In the recent judgement in Tang Chack Wing v Yung Woon Kwai (2021) HKCFI 2566, the decision handed down by Master Alan Kwong has made it clear that careful consideration should be undertaken by the plaintiff in an Order 14 Application. Subsequent proceedings may prove detrimental to the Order 14 Application and such action may be in breach of an agreement entered into by two parties.

What Exactly is an Order 14 Application?


An Order 14 Application is the summary judgment procedure (Order 14 of the High Court Civil Procedure Rules) in Hong Kong which enables a plaintiff to apply for final judgment on his claim without having to proceed to the full expense and delay of proceeding to a full trial. In essence, the plaintiff will have to prove that there is no defence to the claim by the defendant (clear cut cases).

In order to dismiss a summary judgment application, the defendant has to argue to the judge that there are ‘triable issues’ such that it is only appropriate for the case to proceed to trial. It is only where the judge considers that the issues raised by the defendant are ‘unbelievable’ that summary judgment will be granted.

So, What Happened?


The background facts of this case concern an Order 14 Application to seek summary judgment on 4 May 2021 by the Plaintiff (the “Action”).

The Plaintiff and the Defendant are the co-founders of a group of companies. The Plaintiff and the Defendant respectively owns 50% shareholding in four companies within the group of Companies (the “Companies”).

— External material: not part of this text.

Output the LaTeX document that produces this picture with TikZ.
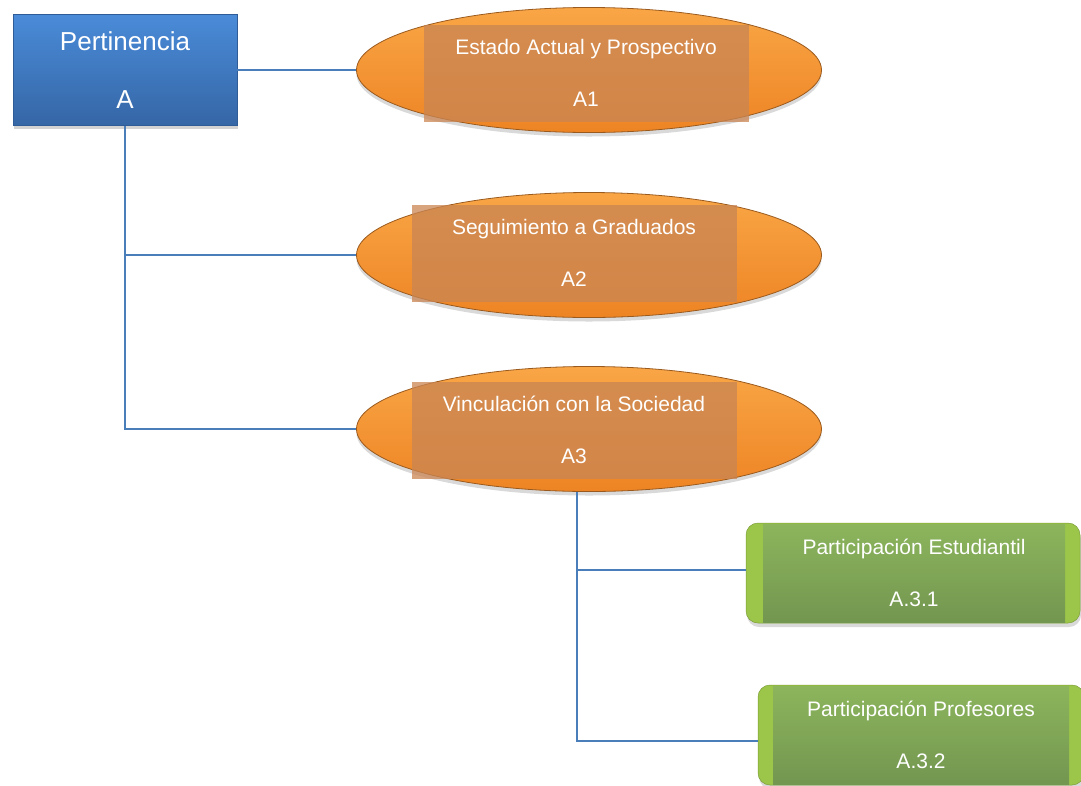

On 15 August 2019, the Plaintiff agreed to sell, and the Defendant agreed to buy, the Plaintiff’s shares in the Companies (the “Agreement”) at the consideration of HK$1 billion (the “Total Sum”). In short, the Agreement had the following key terms:

  1. the Total Sum was to be paid in installments; and
  2. Clause 3.3 of the Agreement stated that if the Defendant failed to pay any installment, he shall give 7 days’ advance notice to the Plaintiff, and the Plaintiff shall give the Defendant a period of 2 months for payment of the installment that is due and payable. If the Defendant still fails to make payment, all outstanding balance of monies payable under the Agreement would become immediately due.

On 15 September 2019, the Defendant paid the first installment in the amount of HK$10 million to the Plaintiff. However, the Defendant failed to pay the second installment. The Plaintiff gave the Defendant a period of 2 months to pay. The Defendant still failed to pay the 2nd installment, therefore, all the sums that will be payable under the Agreement became immediately payable. The total amount was HK$990 million (the “Outstanding Sum”).

On 16 October 2020, the Plaintiff, through his solicitors, issued a letter demanding the Defendant to pay him the Outstanding Sum. Due to the Defendant’s failure to pay the Outstanding Sum to the Plaintiff, on 29 October 2020, the Plaintiff commenced the present Action. In the Statement of Claim, neither acceptance of repudiation nor damages has been pleaded. Instead, the Plaintiff makes it clear that he claims for the Outstanding Sum pursuant to the contractual terms of the Agreement, and the Plaintiff even seeks “a decree of specific performance”. When the Defendant continued to default on the second installment after the grace period, the Plaintiff should decide whether (i) he would accept the Defendant’s repudiatory breach and treat the Agreement as discharged; or (ii) affirm the contract and seek to enforce Agreement.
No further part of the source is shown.